> **TASK TO CARRY OUT**:
In the listing below, find the line containing "Clone this chart in matplotlib." and the line containing "ax = fig.add_axes([0.2185, 0.141, 0.7815, 0.775])". Repeat exactly those two lines and every line between them, nothing more.

> **DATA FOR THE TASK**:
________________________

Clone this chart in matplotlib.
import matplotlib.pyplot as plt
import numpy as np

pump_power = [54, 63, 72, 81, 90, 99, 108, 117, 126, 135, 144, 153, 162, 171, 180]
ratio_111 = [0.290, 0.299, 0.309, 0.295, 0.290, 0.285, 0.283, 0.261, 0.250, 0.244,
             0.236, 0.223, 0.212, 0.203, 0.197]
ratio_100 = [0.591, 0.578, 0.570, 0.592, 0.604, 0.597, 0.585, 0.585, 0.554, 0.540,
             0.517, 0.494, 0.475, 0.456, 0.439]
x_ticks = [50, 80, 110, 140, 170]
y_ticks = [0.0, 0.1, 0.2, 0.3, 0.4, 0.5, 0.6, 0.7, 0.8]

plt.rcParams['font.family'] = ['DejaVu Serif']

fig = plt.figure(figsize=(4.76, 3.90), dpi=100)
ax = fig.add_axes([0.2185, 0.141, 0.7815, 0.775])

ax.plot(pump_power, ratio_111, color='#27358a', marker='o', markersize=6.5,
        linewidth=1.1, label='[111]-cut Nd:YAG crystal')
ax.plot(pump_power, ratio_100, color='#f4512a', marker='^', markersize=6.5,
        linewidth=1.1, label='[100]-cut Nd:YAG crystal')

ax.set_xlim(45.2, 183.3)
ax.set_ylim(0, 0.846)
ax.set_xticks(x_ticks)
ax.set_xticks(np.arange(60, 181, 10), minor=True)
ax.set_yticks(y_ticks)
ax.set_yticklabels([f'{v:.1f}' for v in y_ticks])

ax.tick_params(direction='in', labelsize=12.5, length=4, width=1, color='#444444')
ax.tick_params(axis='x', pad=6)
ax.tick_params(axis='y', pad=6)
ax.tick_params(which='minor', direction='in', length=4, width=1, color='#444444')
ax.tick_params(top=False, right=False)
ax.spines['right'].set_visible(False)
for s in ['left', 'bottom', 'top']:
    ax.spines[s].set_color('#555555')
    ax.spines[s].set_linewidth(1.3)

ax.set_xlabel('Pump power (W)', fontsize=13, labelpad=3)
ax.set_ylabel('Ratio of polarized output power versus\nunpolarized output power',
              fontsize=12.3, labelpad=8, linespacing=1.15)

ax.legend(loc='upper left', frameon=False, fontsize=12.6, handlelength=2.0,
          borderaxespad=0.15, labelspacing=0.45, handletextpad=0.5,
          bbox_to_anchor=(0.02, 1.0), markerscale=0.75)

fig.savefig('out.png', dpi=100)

________________________

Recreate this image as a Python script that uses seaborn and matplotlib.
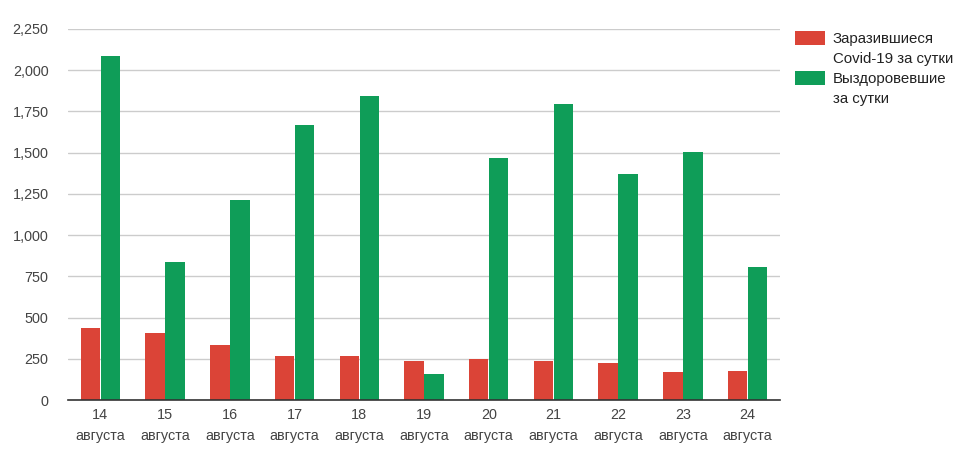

________________________

> **WRITTEN SOLUTION**:
Clone this chart in matplotlib.
import matplotlib.pyplot as plt
import numpy as np

pump_power = [54, 63, 72, 81, 90, 99, 108, 117, 126, 135, 144, 153, 162, 171, 180]
ratio_111 = [0.290, 0.299, 0.309, 0.295, 0.290, 0.285, 0.283, 0.261, 0.250, 0.244,
             0.236, 0.223, 0.212, 0.203, 0.197]
ratio_100 = [0.591, 0.578, 0.570, 0.592, 0.604, 0.597, 0.585, 0.585, 0.554, 0.540,
             0.517, 0.494, 0.475, 0.456, 0.439]
x_ticks = [50, 80, 110, 140, 170]
y_ticks = [0.0, 0.1, 0.2, 0.3, 0.4, 0.5, 0.6, 0.7, 0.8]

plt.rcParams['font.family'] = ['DejaVu Serif']

fig = plt.figure(figsize=(4.76, 3.90), dpi=100)
ax = fig.add_axes([0.2185, 0.141, 0.7815, 0.775])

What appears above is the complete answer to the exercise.